Apr 26, 2014, 9:36 am
A $50 instant lottery ticket may be in the future, say Ohio Lottery officials buoyed by the success of the agency's first $30 instant ticket.
"The next step in the lottery world is the $50 ticket," lottery director Dennis Berg told lottery commission members at a recent meeting. "We have talked about it here and there are conflicting opinions. Logically it is the next price point, but we do not know when it will happen."
Texas appears to be the only state with a $50 ticket, made available by the Texas Lottery in 2007. Each of its two current $50 instant ticket options offer three $7.5 million prizes. The next prize level is $10,000.
To celebrate its 40th anniversary, the Ohio Lottery debuted the $30 scratch-off ticket in January — the most expensive and offering the largest instant prize in Ohio Lottery history. Five $10 million prizes ($400,000 annually for 25 years) 35 $1 million prizes ($40,000 annually for 25 years) will be awarded.
Sales of the $30 ticket from Jan. 12 through April 19 were $71.9 million, officials said, representing 17 percent of all instant ticket sales. Sales have grown each week.
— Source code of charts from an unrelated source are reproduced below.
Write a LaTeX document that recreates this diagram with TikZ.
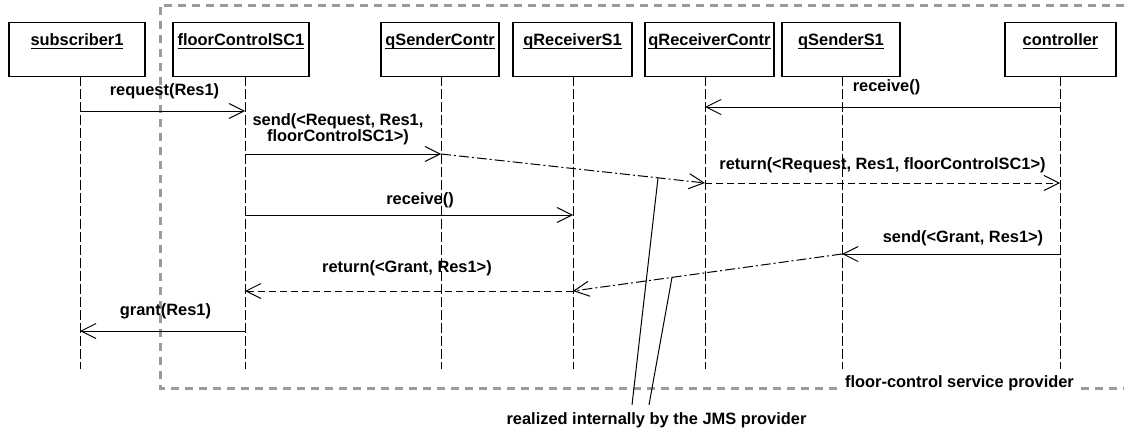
\documentclass[tikz,border=0pt]{standalone}
\usepackage{fontspec}
\setmainfont{Liberation Sans}
\usepackage{xcolor}
\usepackage{tikz}
\usetikzlibrary{arrows.meta}
\definecolor{framegray}{RGB}{155,155,155}
\newcommand{\uname}[1]{\setbox0=\hbox{#1}\rlap{\vrule width\wd0 height -2pt depth 3.8pt}\box0}
\tikzset{
    tnode/.style = {align=center, inner sep=0pt, text centered, font=\fontsize{16.4}{14.5}\selectfont\bfseries},
    obj/.style = {tnode, rectangle, draw=black, line width=1.2pt, anchor=north, inner ysep=11pt, text height=12pt, text depth=20pt},
    lbl/.style = {tnode, midway, anchor=south, text depth=0pt, yshift=#1}
}
\tikzset{
    lifeline/.style = {line width=1pt, dash pattern=on 10pt off 3pt},
    msg/.style = {-{Straight Barb[length=15pt, width=15pt]}, line width=1pt},
    reply/.style = {msg, dash pattern=on 7pt off 4pt},
    jmsmsg/.style = {msg, dash pattern=on 10pt off 3pt on 2pt off 3pt},
    frame/.style = {draw=framegray, line width=3pt, dash pattern=on 8pt off 6pt},
    note/.style = {line width=1pt}
}

\begin{document}
\begin{tikzpicture}[x=1pt, y=-1pt]
    \useasboundingbox (0,0) rectangle (1124,431);

    % service provider frame
    \draw[frame] (1124,5) -- (160,5) -- (160,388) -- (1124,388);
    \node[tnode, fill=white, inner xsep=7pt, inner ysep=2pt] (fcsp) at (959.5,383) {floor-control service provider};

    % objects
    \node[obj, minimum width=136pt] (b-sub) at (77,22) {\uname{subscriber1}};
    \node[obj, minimum width=136pt] (b-fc) at (241,22) {\uname{floorControlSC1}};
    \node[obj, minimum width=118pt] (b-qsc) at (440,22) {\uname{qSenderContr}};
    \node[obj, minimum width=119pt] (b-qrs) at (572.5,22) {\uname{qReceiverS1}};
    \node[obj, minimum width=129pt] (b-qrc) at (709.5,22) {\uname{qReceiverContr}};
    \node[obj, minimum width=118pt] (b-qss) at (841,22) {\uname{qSenderS1}};
    \node[obj, minimum width=111pt] (b-ctrl) at (1060.5,22) {\uname{controller}};

    % lifelines
    \foreach \n/\x in {sub/80, fc/245, qsc/441, qrs/573, qrc/705, qss/842, ctrl/1060} {
        \coordinate (\n) at (\x,76);
        \coordinate (\n-end) at (\x,369);
        \draw[lifeline] (\n) -- (\n-end);
    }

    % messages
    \draw[msg] (sub |- 0,111) -- (fc |- 0,111) node[lbl=15pt, xshift=2pt] {request(Res1)};
    \draw[msg] (fc |- 0,154) -- (qsc |- 0,154) node[lbl=12pt, xshift=-5pt] {send(<Request, Res1,\\floorControlSC1>)};
    \draw[jmsmsg] (qsc |- 0,154) -- coordinate[pos=0.822] (j1) (qrc |- 0,183);
    \draw[msg] (ctrl |- 0,107) -- (qrc |- 0,107) node[lbl=15pt, xshift=4pt] {receive()};
    \draw[reply] (qrc |- 0,183) -- (ctrl |- 0,183) node[lbl=13pt] {return(<Request, Res1, floorControlSC1>)};
    \draw[msg] (fc |- 0,215) -- (qrs |- 0,215) node[lbl=10pt, xshift=11pt] {receive()};
    \draw[msg] (ctrl |- 0,254) -- (qss |- 0,254) node[lbl=11pt, xshift=12pt] {send(<Grant, Res1>)};
    \draw[jmsmsg] (qss |- 0,254) -- coordinate[pos=0.632] (j2) (qrs |- 0,291);
    \draw[reply] (qrs |- 0,291) -- (fc |- 0,291) node[lbl=18pt, xshift=-2pt] {return(<Grant, Res1>)};
    \draw[msg] (fc |- 0,331) -- (sub |- 0,331) node[lbl=15pt, xshift=3pt] {grant(Res1)};

    % note on the JMS provider
    \node[tnode, anchor=base] (jmsp) at (656.5,424) {realized internally by the JMS provider};
    \draw[note] ([xshift=-24.5pt, yshift=7pt]jmsp.north) -- (j1);
    \draw[note] ([xshift=-7.5pt, yshift=7pt]jmsp.north) -- (j2);
\end{tikzpicture}
\end{document}
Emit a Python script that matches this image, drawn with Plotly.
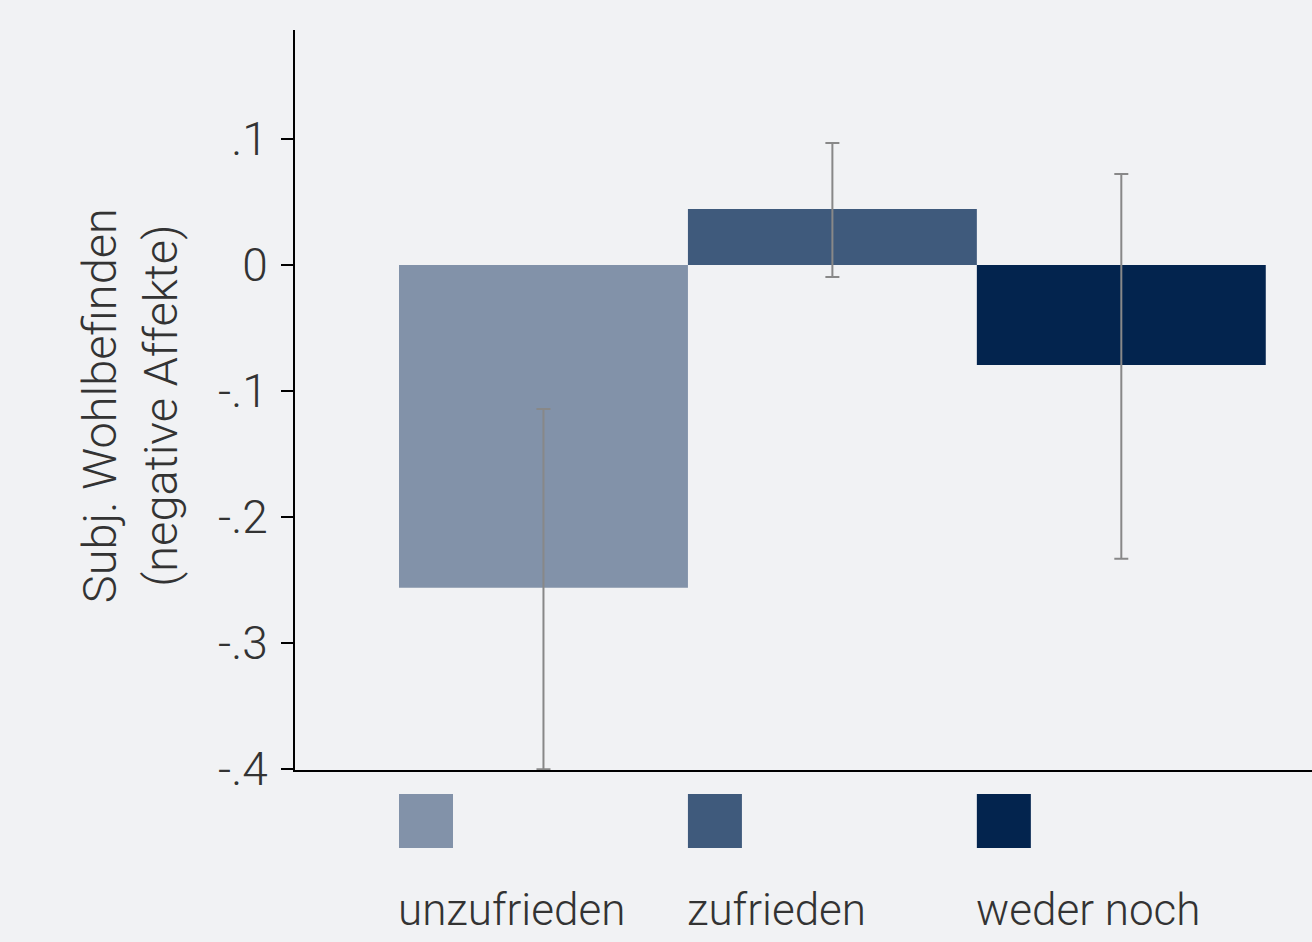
"""Subjective well-being (negative affect) by satisfaction group."""

import plotly.graph_objects as go

# data
groups = ["unzufrieden", "zufrieden", "weder noch"]
positions = [1, 2, 3]
means = [-0.2563, 0.0444, -0.0794]
ci_low = [-0.4005, -0.0095, -0.2333]
ci_high = [-0.1143, 0.0968, 0.0722]
colors = ["#8292a9", "#3f5a7c", "#03244e"]

y_ticks = [0.1, 0.0, -0.1, -0.2, -0.3, -0.4]
y_tick_labels = [".1", "0", "-.1", "-.2", "-.3", "-.4"]

FONT = "Roboto"
TEXT = "#333333"

fig = go.Figure()
for pos, name, mean, lo, hi, color in zip(positions, groups, means, ci_low, ci_high, colors):
    fig.add_trace(
        go.Bar(
            x=[pos],
            y=[mean],
            width=1,
            name=name,
            marker={"color": color, "line": {"width": 0}},
            error_y={
                "type": "data",
                "symmetric": False,
                "array": [hi - mean],
                "arrayminus": [mean - lo],
                "color": "#888888",
                "thickness": 2,
                "width": 7,
            },
            showlegend=False,
        )
    )

# hand-made legend: swatch with the label underneath
for pos, name, color in zip(positions, groups, colors):
    fig.add_shape(
        type="rect",
        xref="x",
        yref="paper",
        x0=pos - 0.5,
        x1=pos - 0.5 + 54 / 289,
        y0=-0.1054,
        y1=-0.0324,
        fillcolor=color,
        line_width=0,
    )
    fig.add_annotation(
        x=pos - 0.5,
        y=-0.189,
        xref="x",
        yref="paper",
        xshift=-3,
        text=name,
        showarrow=False,
        xanchor="left",
        yanchor="middle",
        font={"family": FONT, "size": 44, "color": TEXT, "weight": 300},
    )

fig.add_annotation(
    x=-0.162,
    y=0.492,
    xref="paper",
    yref="paper",
    text="Subj. Wohlbefinden<br>(negative Affekte)",
    textangle=-90,
    showarrow=False,
    xanchor="center",
    yanchor="middle",
    font={"family": FONT, "size": 47, "color": TEXT, "weight": 300},
)

fig.update_layout(
    width=1312,
    height=942,
    margin={"l": 295, "r": 0, "t": 30, "b": 172},
    paper_bgcolor="#f1f2f4",
    plot_bgcolor="#f1f2f4",
    barmode="overlay",
    font={"family": FONT, "color": TEXT, "weight": 300},
)
fig.update_xaxes(
    range=[0.14, 3.66],
    showticklabels=False,
    ticks="",
    showgrid=False,
    zeroline=False,
    showline=True,
    linecolor="black",
    linewidth=2,
)
fig.update_yaxes(
    range=[-0.401, 0.1865],
    tickvals=y_ticks,
    ticktext=y_tick_labels,
    ticks="outside",
    ticklen=12,
    tickwidth=2,
    tickcolor="black",
    ticklabelstandoff=4,
    tickfont={"family": FONT, "size": 46, "color": TEXT, "weight": 300},
    showgrid=False,
    zeroline=False,
    showline=True,
    linecolor="black",
    linewidth=2,
)

fig.write_html(
    "out.html",
    config={"displayModeBar": False},
    post_script="document.body.style.margin='0';",
)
The ticket's success has helped the lottery's overall instant ticket sales, which account for more than half of sales.
Instant ticket sales had been declining for a variety of reasons, including the new racinos and casinos and consumers shopping at big-box stores that don't typically offer lottery games, officials said.
Instant ticket sales in March of $142.3 million were $15.9 million higher than March, 2013 and the highest ever recorded for that month in the lottery history, officials told commission members. It was all due to the $30 ticket.
The lottery currently sells $1, $2, $3, $5, $10 and $20 tickets. The $10 and $20 tickets have traditionally sold well, officials said.
Lottery officials also hope to boost sales with a new app that eliminates the need for players to fill out paper playslips. Beginning Monday, the e-playslip app is available for smartphones. Players choose numbers or have them picked automatically, save them and create a QR code. A retailer scans the code and prints out the ticket.
Only Idaho and Montana have similar apps, officials said.